Размер шрифта
-
+

Присягнувшие Тьме - стр. 17


Октябрь 1989

Мне двадцать два года. Двор Католического университета в Париже. Я проучился четыре года в Сорбонне, только что защитил магистерскую диссертацию «Преодоление манихейства у Блаженного Августина» и хотел продолжить образование. Я собирался учиться в Католическом университете, чтобы получить степень доктора богословия. Темой я выбрал «Становление христианства по латинским произведениям раннехристианских авторов». Это позволяло мне на несколько лет погрузиться в творчество моих любимых писателей: Тертуллиана, Минуция Феликса, Киприана… Уже тогда я соблюдал три монашеских обета: послушания, бедности и целомудрия, так что родителям обходился недорого. Отец не одобрял моих взглядов. «Потребление – вот религия современного человека!» – провозглашал он, без сомнения цитируя Жака Сегела. Однако моя верность принципам вызывала у него уважение. Что касается матери, то она делала вид, что поддерживает мое увлечение, которое в глубине души льстило ее снобизму. В восьмидесятых годах стало более престижным говорить, что сын готовится к поступлению в семинарию, чем признаваться, что он проводит время с друзьями в саунах или балуется кокаином.

Однако оба они заблуждались – я пребывал вовсе не в атмосфере строгой суровости. В основе моей веры были радость и ликование. Я жил в мире света, в огромном нефе, где постоянно горели тысячи свечей.

Я был увлечен своими любимыми латинскими авторами. Их творения отражали крутой поворот, совершенный западным миром. Мне хотелось описать этот переворот в жизни и сознании, это всеобщее потрясение, которое вызвала христианская мысль, ставшая антиподом всему, что говорилось или писалось ранее. Явление Христа было не только духовным чудом, но и революцией в философии. Физическое преображение – воплощение Иисуса – и превращение Слова. Речь и мысли человека никогда больше не будут прежними.

Я представлял себе изумление иудеев при Его появлении. Избранный народ, ожидавший могучего воина-мессию на огненной колеснице, увидел сострадающего человека, чьей единственной силой была любовь, верившего, что каждое поражение есть победа и что все люди – избранные.
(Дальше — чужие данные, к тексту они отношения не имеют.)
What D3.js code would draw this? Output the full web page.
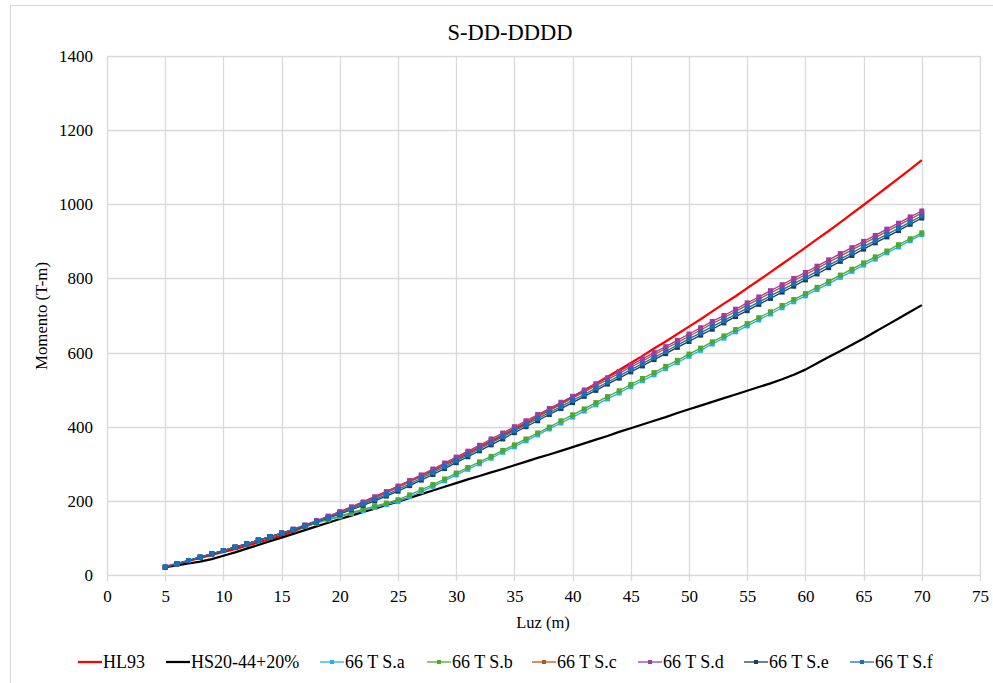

Я думал о греках и римлянах, которые создавали богов по своему образу и подобию, наделив их собственной противоречивостью, и неожиданно обнаружили невидимого Бога, принявшего человеческий облик. Теперь Бог больше не подавлял людей, а спускался к ним сам, чтобы помочь им подняться над любыми противоречиями.

Вот эту эпоху великого поворота я и хотел описать. Благословенные годы, когда христианство было подобно гончарной глине, материку в процессе формирования, а первые христианские писатели были одновременно рычагом и отражением, жизненной силой и опорой. После создания Евангелия, Посланий и Писаний апостолов эстафету приняли мирские авторы, соизмеряя, развивая, комментируя неисчерпаемое богатство, доставшееся им в наследство.